OBSZÖNE UNGLEICHHEITEN, WEGRETUSCHIERT
Laut Oxfam, einem internationalen Verbund von Hilfs- und Entwicklungsorganisationen, besitzen die acht reichsten Männer der Welt zusammen 426 Milliarden US-Dollar. Die ärmere Hälfte der Weltbevölkerung – 3,6 Milliarden Menschen – verfügt gemeinsam über 409 Milliarden US-Dollar. Acht Männer kontrollieren also ein größeres Vermögen, als die Hälfte der Weltbevölkerung besitzt. Als Oxfam diese Zahl im Jahr 2016 veröffentlichte, war das weltweite Medienecho enorm. Seither wird darüber gestritten, ob es nicht vielleicht eher 42 oder 56 Personen seien, nicht nur 8. Nur: Auch 8000 wären noch skandalös.
Das Ausmaß der ungleichen Verteilung der Reichtümer dieser Welt lässt sich natürlich auch in anderen Zahlen ausdrücken. So besitzt das reichste Prozent der Erdbevölkerung mehr als die Hälfte des gesamten globalen Vermögens. Das sind über 180’000 Milliarden von insgesamt 360’000 Milliarden US-Dollar.

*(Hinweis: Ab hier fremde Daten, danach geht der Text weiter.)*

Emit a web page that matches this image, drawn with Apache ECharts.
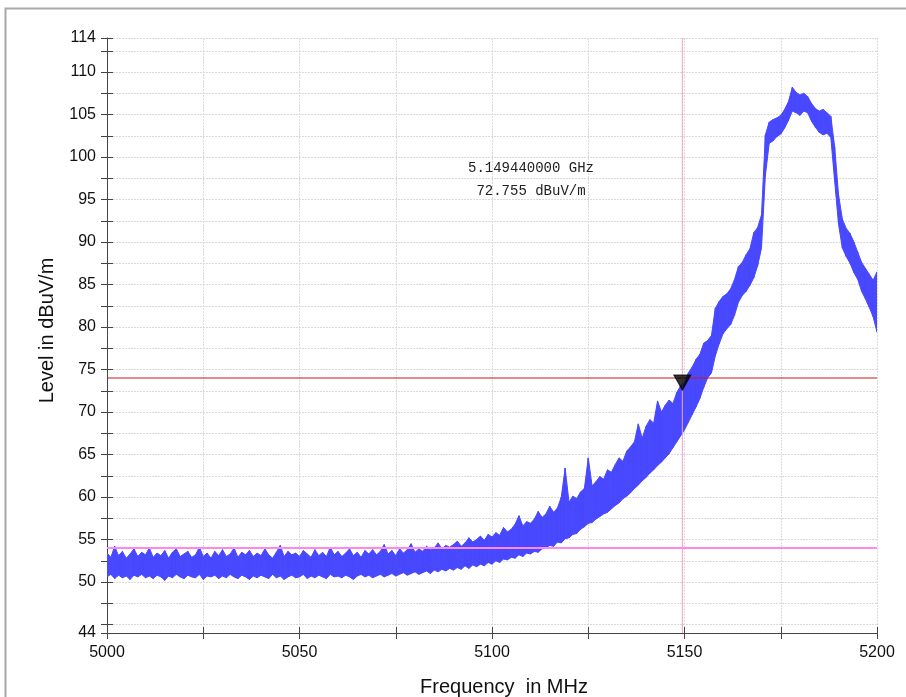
<!DOCTYPE html>
<html><head><meta charset="utf-8">
<script src="https://cdn.jsdelivr.net/npm/echarts@6/dist/echarts.min.js"></script>
<style>html,body{margin:0;padding:0;background:#fff}#c{width:906px;height:697px}</style>
</head><body><div id="c"></div>
<script>
// Sweep grid: 5000 MHz .. 5200 MHz, one reading per MHz
const freqStart = 5000;
const freqStep = 1;

// Upper envelope of the noisy trace (dBuV/m)
const levelMax = [
  53.4, 52.9, 54.2, 53.1, 53.6, 52.8, 53.3, 53.9, 53.0, 53.5,
  53.2, 54.0, 52.9, 53.4, 53.1, 53.7, 52.8, 53.5, 53.9, 53.0,
  53.3, 53.6, 52.9, 53.2, 54.1, 53.0, 53.4, 52.8, 53.6, 53.1,
  53.8, 53.0, 53.3, 54.0, 52.9, 53.5, 53.2, 53.7, 53.0, 53.4,
  53.1, 53.9, 53.2, 52.8, 53.5, 54.3, 53.0, 53.6, 53.2, 53.4,
  53.0, 53.7, 53.3, 52.9, 53.8, 53.1, 53.5, 53.0, 54.1, 53.2,
  53.6, 53.0, 53.4, 53.9, 53.1, 53.5, 52.9, 53.7, 53.3, 53.8,
  53.2, 53.6, 54.4, 53.3, 53.7, 53.1, 53.9, 53.4, 53.8, 54.5,
  53.5, 53.9, 53.6, 54.2, 53.8, 54.0, 54.6, 53.9, 54.3, 54.1,
  54.4, 54.8, 54.2, 54.6, 55.2, 54.7, 55.0, 55.4, 54.9, 55.6,
  55.3, 55.8, 55.5, 56.4, 55.9, 56.2, 56.8, 57.8, 56.6, 57.1,
  56.9, 57.4, 58.3, 57.6, 58.0, 58.9, 58.2, 58.7, 60.0, 63.4,
  59.4, 60.1, 59.8, 60.6, 61.0, 64.6, 61.3, 61.8, 62.4, 62.1,
  63.2, 62.9, 63.8, 64.6, 64.2, 65.4, 65.9, 66.5, 68.6, 66.9,
  68.3, 69.1, 68.7, 71.3, 70.0, 70.8, 71.4, 71.0, 72.3, 73.1,
  73.4, 74.6, 75.3, 76.2, 76.8, 78.1, 78.4, 79.0, 82.2, 83.0,
  83.6, 83.9, 84.5, 85.6, 87.1, 87.6, 88.5, 89.2, 91.1, 91.7,
  93.2, 102.6, 104.1, 104.4, 104.6, 104.9, 105.6, 106.5, 108.2, 107.6,
  107.3, 107.5, 107.1, 106.3, 105.7, 105.4, 105.6, 105.2, 104.8, 101.2,
  95.6, 92.7, 91.6, 91.0, 90.0, 88.8, 87.6, 86.9, 86.2, 85.5,
  86.5
];

// Lower envelope of the noisy trace (dBuV/m)
const levelMin = [
  50.6, 50.9, 50.4, 50.8, 50.5, 50.7, 50.3, 50.8, 50.6, 50.9,
  50.5, 50.7, 50.4, 50.8, 50.6, 50.2, 50.7, 50.5, 50.9, 50.6,
  50.4, 50.8, 50.6, 50.5, 50.9, 50.3, 50.7, 50.6, 50.8, 50.4,
  50.7, 50.5, 50.9, 50.6, 50.4, 50.8, 50.6, 50.3, 50.7, 50.5,
  50.8, 50.6, 50.4, 50.9, 50.5, 50.7, 50.3, 50.6, 50.8, 50.5,
  50.6, 50.9, 50.4, 50.7, 50.5, 50.8, 50.6, 50.4, 50.9, 50.6,
  50.7, 50.5, 50.8, 50.6, 50.3, 50.7, 50.9, 50.6, 50.8, 50.5,
  50.7, 50.9, 50.6, 50.8, 51.0, 50.7, 50.9, 51.1, 50.8, 51.0,
  51.2, 50.9, 51.1, 51.3, 51.0, 51.4, 51.2, 51.5, 51.3, 51.6,
  51.4, 51.7, 51.5, 51.9, 51.6, 52.0, 51.8, 52.1, 51.9, 52.3,
  52.1, 52.5, 52.3, 52.7, 52.6, 52.9, 52.8, 53.2, 53.0, 53.4,
  53.3, 53.6, 53.5, 53.9, 54.0, 54.3, 54.2, 54.7, 54.6, 55.1,
  55.2, 55.6, 55.7, 56.2, 56.5, 56.9, 57.0, 57.4, 57.7, 58.0,
  58.2, 58.6, 59.0, 59.3, 59.8, 60.1, 60.5, 61.0, 61.4, 61.9,
  62.3, 62.8, 63.2, 63.7, 64.1, 64.6, 65.1, 65.8, 66.5, 67.2,
  67.9, 68.8, 69.7, 70.6, 71.6, 72.9, 74.0, 74.6, 76.6, 78.0,
  79.2, 79.8, 80.3, 81.4, 82.9, 83.7, 84.2, 84.9, 85.8, 87.2,
  89.3, 97.8, 101.6, 101.9, 102.4, 102.7, 103.4, 104.3, 105.4, 105.2,
  104.9, 105.4, 105.2, 104.2, 103.5, 102.9, 102.6, 102.8, 102.3, 97.2,
  92.1, 89.3, 88.3, 87.5, 86.4, 85.6, 84.2, 83.3, 82.3, 81.2,
  79.4
];

const yLabelValues = [44, 50, 55, 60, 65, 70, 75, 80, 85, 90, 95, 100, 105, 110, 114];
const yTickValues = [44, 45, 47.5, 50, 52.5, 55, 57.5, 60, 62.5, 65, 67.5, 70, 72.5, 75, 77.5,
  80, 82.5, 85, 87.5, 90, 92.5, 95, 97.5, 100, 102.5, 105, 107.5, 110, 112.5, 114];
const xMin = 5000, xMax = 5200, xTickStep = 25, xLabelStep = 50;
const yMin = 44, yMax = 114;

const limitLevel = 74;      // red line
const lowerLevel = 54;      // pink line
const markerFreq = 5149.44; // MHz
const markerLevel = 72.755; // dBuV/m
const markerText = ['5.149440000 GHz', '72.755 dBuV/m'];

const traceData = levelMin.map((v, i) => [freqStart + i * freqStep, v, levelMax[i]]);

const BLUE = '#4848ff';
const FONT = 'Liberation Sans, Arial, sans-serif';

function refSeries(points, color, width) {
  return {
    type: 'line', data: points, silent: true, z: 5, symbol: 'none', showSymbol: false,
    color: color, lineStyle: {color: color, width: width, type: 'solid'},
    emphasis: {disabled: true}, clip: true
  };
}

const chart = echarts.init(document.getElementById('c'), null, {renderer: 'canvas'});
chart.setOption({
  animation: false,
  backgroundColor: '#fff',
  grid: {left: 107, right: 29, top: 38, bottom: 64, containLabel: false, outerBoundsMode: 'none'},
  xAxis: [{
    type: 'value', min: xMin, max: xMax, interval: xTickStep,
    name: 'Frequency  in MHz', nameLocation: 'middle', nameGap: 44,
    nameTextStyle: {fontFamily: FONT, fontSize: 20, color: '#111', padding: [0, 0, 0, 24]},
    axisLine: {show: true, lineStyle: {color: '#444', width: 1}},
    axisTick: {show: true, length: 6, lineStyle: {color: '#444'}},
    axisLabel: {fontFamily: FONT, fontSize: 16, color: '#111', margin: 12,
      formatter: v => (Math.round(v) % xLabelStep === 0 ? String(Math.round(v)) : '')},
    splitLine: {show: true, lineStyle: {color: '#dadada', type: [2, 1], width: 1}}
  }, {
    type: 'value', min: xMin, max: xMax, interval: xTickStep, position: 'bottom',
    axisLine: {show: false}, axisLabel: {show: false}, splitLine: {show: false},
    axisTick: {show: true, inside: true, length: 6, lineStyle: {color: '#444'}}
  }],
  yAxis: [{
    type: 'value', min: yMin, max: yMax,
    name: 'Level in dBuV/m', nameLocation: 'middle', nameGap: 50,
    nameTextStyle: {fontFamily: FONT, fontSize: 20, color: '#111', padding: [0, 0, 0, 10]},
    axisLine: {show: true, lineStyle: {color: '#444', width: 1}},
    axisTick: {show: true, length: 6, customValues: yTickValues, lineStyle: {color: '#444'}},
    axisLabel: {fontFamily: FONT, fontSize: 16, color: '#111', margin: 11, customValues: yLabelValues},
    splitLine: {show: true, lineStyle: {color: '#dadada', type: [2, 1], width: 1}}
  }, {
    type: 'value', min: yMin, max: yMax, position: 'left',
    axisLine: {show: false}, axisLabel: {show: false}, splitLine: {show: false},
    axisTick: {show: true, inside: true, length: 6, customValues: yTickValues, lineStyle: {color: '#444'}}
  }],
  series: [{
    type: 'custom', name: 'trace', data: traceData, silent: true, z: 2, clip: true,
    encode: {x: 0, y: [1, 2]},
    renderItem: function (params, api) {
      const i = params.dataIndex;
      if (i >= traceData.length - 1) return null;
      const next = traceData[i + 1];
      const a = api.coord([api.value(0), api.value(1)]);
      const b = api.coord([api.value(0), api.value(2)]);
      const c = api.coord([next[0], next[2]]);
      const d = api.coord([next[0], next[1]]);
      return {
        type: 'polygon', shape: {points: [a, b, c, d]},
        style: {fill: BLUE, stroke: BLUE, lineWidth: 1}
      };
    }
  },
  refSeries([[xMin, lowerLevel], [xMax, lowerLevel]], '#ff88f0', 2),
  refSeries([[xMin, limitLevel], [xMax, limitLevel]], '#c81818', 1),
  refSeries([[markerFreq, yMin], [markerFreq, yMax]], '#f0a0c8', 1),
  {
    type: 'scatter', data: [[markerFreq, markerLevel]], z: 6, silent: true,
    symbol: 'triangle', symbolRotate: 180, symbolSize: [17, 15], symbolOffset: [0, -6],
    itemStyle: {color: '#000', borderColor: '#000', borderWidth: 1}
  }],
  graphic: [{
    type: 'rect', left: 3, top: 6, silent: true, z: 100,
    shape: {width: 1000, height: 1000},
    style: {fill: 'none', stroke: '#a8a8a8', lineWidth: 2}
  }, {
    type: 'text', x: 531, y: 157, silent: true, z: 100,
    style: {text: markerText.join('\n'), textAlign: 'center', lineHeight: 23,
      font: '14px "Liberation Mono", monospace', fill: '#222'}
  }]
});
</script>
</body></html>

Das sind nackte Zahlen, die nur erahnen lassen, was diese Ungleichheiten konkret bedeuten. Wenn zum Beispiel ein Kind in einer armen tansanischen Familie an Malaria erkrankt, dann kann sich diese Familie die Kosten für ein wirksames Mittel nicht leisten. Sie wird deshalb ein billigeres Medikament wählen müssen, dessen Wirksubstanz allerdings gestreckt worden ist. Das Mittel wird zwar einen unmittelbaren Effekt zeigen, die Krankheitserreger aber nicht ausmerzen. Diese werden vielmehr Resistenzen ausbilden. Das Kind hat nun praktisch keine Chance auf Heilung mehr und wird voraussichtlich ein oder zwei Jahre später sterben.
Die Ungleichheiten beziehen sich nicht nur auf die Vermögen, sondern auch auf die Einkommen, und sie nehmen überdies noch laufend zu. Die Abbildung 1 zeigt die Entwicklung der Einkommensverteilung in den letzten 36 Jahren für die fünf größten Wirtschaftsräume der Welt. Dargestellt ist der Anteil der reichsten 10 Prozent der Bevölkerung am gesamten Einkommen des jeweiligen Landes. Sie zeigt also, welcher Teil von je 100 US-Dollar Einkommen an diese reichsten 10 Prozent geht. In Europa ist dieser Anteil von etwa 32 Prozent auf über 36 Prozent geklettert. Das ist mit Abstand der moderateste Anstieg. In den USA lauten dieselben Werte 34 und 46 Prozent, in China 27 und 41 Prozent, in Indien 32 und 56 Prozent.